__TASK PROMPT__:
Exclude the pictures; give every entry again exactly as written.

begin EXERCISE INPUTS

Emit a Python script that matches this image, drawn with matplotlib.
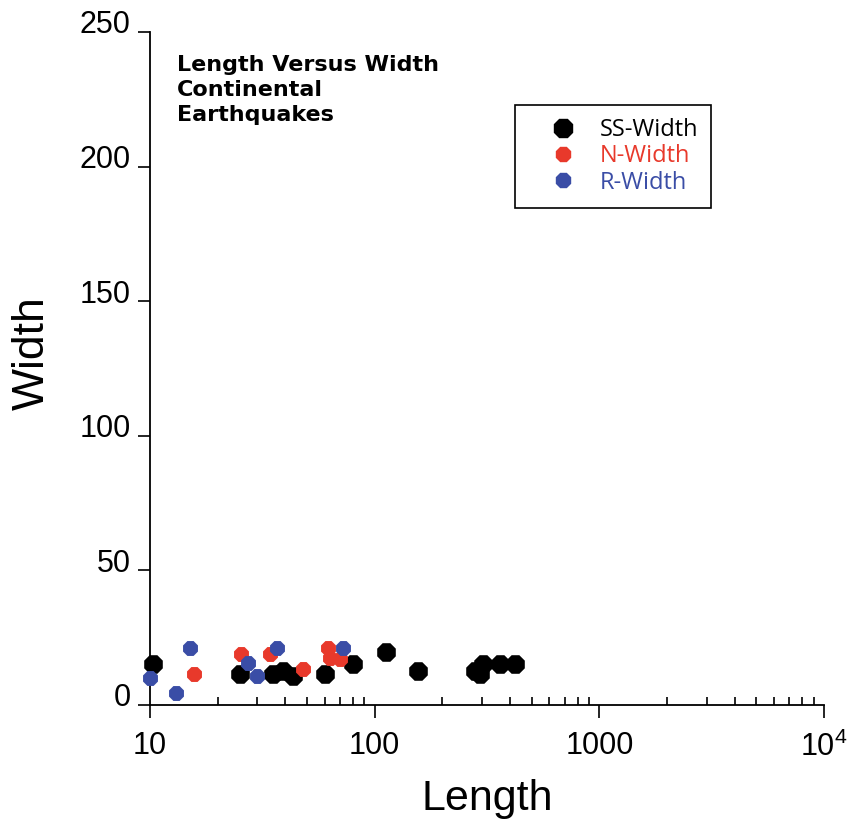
import matplotlib.pyplot as plt
import matplotlib.transforms as mtransforms
from matplotlib.lines import Line2D
from matplotlib.ticker import FixedLocator, FixedFormatter, LogLocator, NullFormatter

plt.rcParams['font.family'] = ['Liberation Sans', 'DejaVu Sans']
plt.rcParams['mathtext.fontset'] = 'custom'
plt.rcParams['mathtext.rm'] = 'Liberation Sans'

# strike-slip, normal and reverse events (length km, width km)
ss_length = [10.35, 25.2, 35.4, 39.2, 43.4, 60.1, 80.4, 112, 156, 279, 294, 304, 361, 421]
ss_width = [15.1, 11.4, 11.4, 12.6, 10.8, 11.4, 15.1, 19.8, 12.6, 12.6, 11.4, 15.1, 15.1, 15.1]

n_length = [15.7, 25.3, 34.2, 47.8, 62.2, 63.2, 70.2]
n_width = [11.4, 19.1, 18.8, 13.3, 21.3, 17.6, 17.0]

r_length = [10.0, 13.1, 15.07, 27.4, 29.9, 36.9, 72.5]
r_width = [9.9, 4.3, 21.3, 15.7, 10.8, 21.3, 21.3]

x_ticks = [10, 100, 1000, 10000]
x_labels = ['10', '100', '1000', r'$10^4$']
y_ticks = [0, 50, 100, 150, 200, 250]

red = '#E8392B'
blue = '#3A4DA6'

fig = plt.figure(figsize=(8.58, 8.27), dpi=100)
ax = fig.add_axes([150 / 858, 1 - 705 / 827, 674 / 858, 673 / 827])

ax.scatter(ss_length, ss_width, s=210, marker='8', color='black', lw=0, zorder=3, clip_on=False)
ax.scatter(n_length, n_width, s=135, marker='8', color=red, lw=0, zorder=4, clip_on=False)
ax.scatter(r_length, r_width, s=135, marker='8', color=blue, lw=0, zorder=5, clip_on=False)

ax.set_xscale('log')
ax.set_xlim(10, 10000)
ax.set_ylim(0, 250)

ax.xaxis.set_major_locator(FixedLocator(x_ticks))
ax.xaxis.set_major_formatter(FixedFormatter(x_labels))
ax.xaxis.set_minor_locator(LogLocator(base=10, subs=range(2, 10)))
ax.xaxis.set_minor_formatter(NullFormatter())
ax.set_yticks(y_ticks)

ax.tick_params(axis='x', which='major', direction='out', length=9, width=1.2, labelsize=22, pad=10)
ax.tick_params(axis='x', which='minor', direction='in', length=6, width=1.2)
ax.tick_params(axis='y', which='major', direction='out', length=9, width=1.2, labelsize=22, pad=5)

# y labels sit with their baseline near the tick
shift = mtransforms.ScaledTranslation(0, -1 / 72, fig.dpi_scale_trans)
for lab in ax.get_yticklabels():
    lab.set_va('baseline')
    lab.set_transform(lab.get_transform() + shift)

for side in ['top', 'right']:
    ax.spines[side].set_visible(False)
for side in ['left', 'bottom']:
    ax.spines[side].set_linewidth(1.3)

ax.set_xlabel('Length', fontsize=31, labelpad=12)
ax.set_ylabel('Width', fontsize=32)
ax.yaxis.set_label_coords(-0.144, 0.523)

fig.text(177 / 858, 1 - 55 / 827, 'Length Versus Width\nContinental\nEarthquakes',
         fontsize=16, fontweight='bold', family='DejaVu Sans', va='top', linespacing=1.3)

handles = [
    Line2D([], [], marker='8', ls='', color='black', markersize=14.5),
    Line2D([], [], marker='8', ls='', color=red, markersize=11.5),
    Line2D([], [], marker='8', ls='', color=blue, markersize=11.5),
]
leg = ax.legend(handles, ['SS-Width', 'N-Width', 'R-Width'], loc='upper left',
                bbox_to_anchor=(515 / 858, 1 - 105 / 827), bbox_transform=fig.transFigure,
                fancybox=False, edgecolor='black', framealpha=1,
                prop={'family': 'Open Sans', 'size': 17}, handlelength=2.95,
                handletextpad=0.1, borderpad=0.55, labelspacing=0.1, borderaxespad=0)
leg.get_frame().set_linewidth(1.2)
for txt, c in zip(leg.get_texts(), ['black', red, blue]):
    txt.set_color(c)

plt.savefig('out.png', dpi=100)
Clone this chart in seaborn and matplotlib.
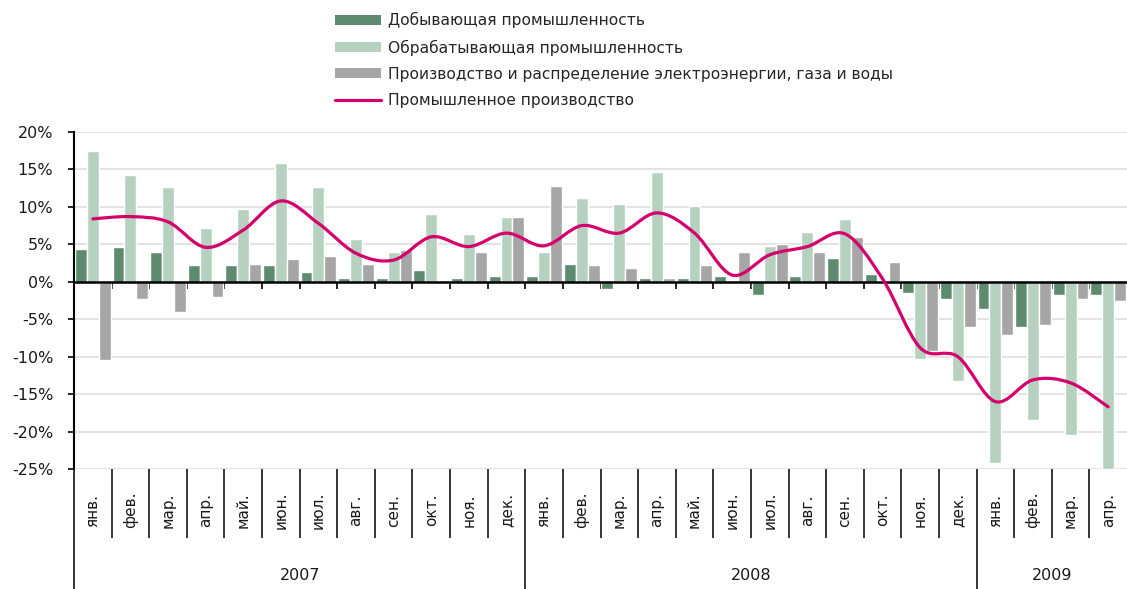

end EXERCISE INPUTS

__RESULT__:
Emit a Python script that matches this image, drawn with matplotlib.
import matplotlib.pyplot as plt
import matplotlib.transforms as mtransforms
from matplotlib.lines import Line2D
from matplotlib.ticker import FixedLocator, FixedFormatter, LogLocator, NullFormatter

plt.rcParams['font.family'] = ['Liberation Sans', 'DejaVu Sans']
plt.rcParams['mathtext.fontset'] = 'custom'
plt.rcParams['mathtext.rm'] = 'Liberation Sans'

# strike-slip, normal and reverse events (length km, width km)
ss_length = [10.35, 25.2, 35.4, 39.2, 43.4, 60.1, 80.4, 112, 156, 279, 294, 304, 361, 421]
ss_width = [15.1, 11.4, 11.4, 12.6, 10.8, 11.4, 15.1, 19.8, 12.6, 12.6, 11.4, 15.1, 15.1, 15.1]

n_length = [15.7, 25.3, 34.2, 47.8, 62.2, 63.2, 70.2]
n_width = [11.4, 19.1, 18.8, 13.3, 21.3, 17.6, 17.0]

r_length = [10.0, 13.1, 15.07, 27.4, 29.9, 36.9, 72.5]
r_width = [9.9, 4.3, 21.3, 15.7, 10.8, 21.3, 21.3]

x_ticks = [10, 100, 1000, 10000]
x_labels = ['10', '100', '1000', r'$10^4$']
y_ticks = [0, 50, 100, 150, 200, 250]

red = '#E8392B'
blue = '#3A4DA6'

fig = plt.figure(figsize=(8.58, 8.27), dpi=100)
ax = fig.add_axes([150 / 858, 1 - 705 / 827, 674 / 858, 673 / 827])

ax.scatter(ss_length, ss_width, s=210, marker='8', color='black', lw=0, zorder=3, clip_on=False)
ax.scatter(n_length, n_width, s=135, marker='8', color=red, lw=0, zorder=4, clip_on=False)
ax.scatter(r_length, r_width, s=135, marker='8', color=blue, lw=0, zorder=5, clip_on=False)

ax.set_xscale('log')
ax.set_xlim(10, 10000)
ax.set_ylim(0, 250)

ax.xaxis.set_major_locator(FixedLocator(x_ticks))
ax.xaxis.set_major_formatter(FixedFormatter(x_labels))
ax.xaxis.set_minor_locator(LogLocator(base=10, subs=range(2, 10)))
ax.xaxis.set_minor_formatter(NullFormatter())
ax.set_yticks(y_ticks)

ax.tick_params(axis='x', which='major', direction='out', length=9, width=1.2, labelsize=22, pad=10)
ax.tick_params(axis='x', which='minor', direction='in', length=6, width=1.2)
ax.tick_params(axis='y', which='major', direction='out', length=9, width=1.2, labelsize=22, pad=5)

# y labels sit with their baseline near the tick
shift = mtransforms.ScaledTranslation(0, -1 / 72, fig.dpi_scale_trans)
for lab in ax.get_yticklabels():
    lab.set_va('baseline')
    lab.set_transform(lab.get_transform() + shift)

for side in ['top', 'right']:
    ax.spines[side].set_visible(False)
for side in ['left', 'bottom']:
    ax.spines[side].set_linewidth(1.3)

ax.set_xlabel('Length', fontsize=31, labelpad=12)
ax.set_ylabel('Width', fontsize=32)
ax.yaxis.set_label_coords(-0.144, 0.523)

fig.text(177 / 858, 1 - 55 / 827, 'Length Versus Width\nContinental\nEarthquakes',
         fontsize=16, fontweight='bold', family='DejaVu Sans', va='top', linespacing=1.3)

handles = [
    Line2D([], [], marker='8', ls='', color='black', markersize=14.5),
    Line2D([], [], marker='8', ls='', color=red, markersize=11.5),
    Line2D([], [], marker='8', ls='', color=blue, markersize=11.5),
]
leg = ax.legend(handles, ['SS-Width', 'N-Width', 'R-Width'], loc='upper left',
                bbox_to_anchor=(515 / 858, 1 - 105 / 827), bbox_transform=fig.transFigure,
                fancybox=False, edgecolor='black', framealpha=1,
                prop={'family': 'Open Sans', 'size': 17}, handlelength=2.95,
                handletextpad=0.1, borderpad=0.55, labelspacing=0.1, borderaxespad=0)
leg.get_frame().set_linewidth(1.2)
for txt, c in zip(leg.get_texts(), ['black', red, blue]):
    txt.set_color(c)

plt.savefig('out.png', dpi=100)
Clone this chart in seaborn and matplotlib.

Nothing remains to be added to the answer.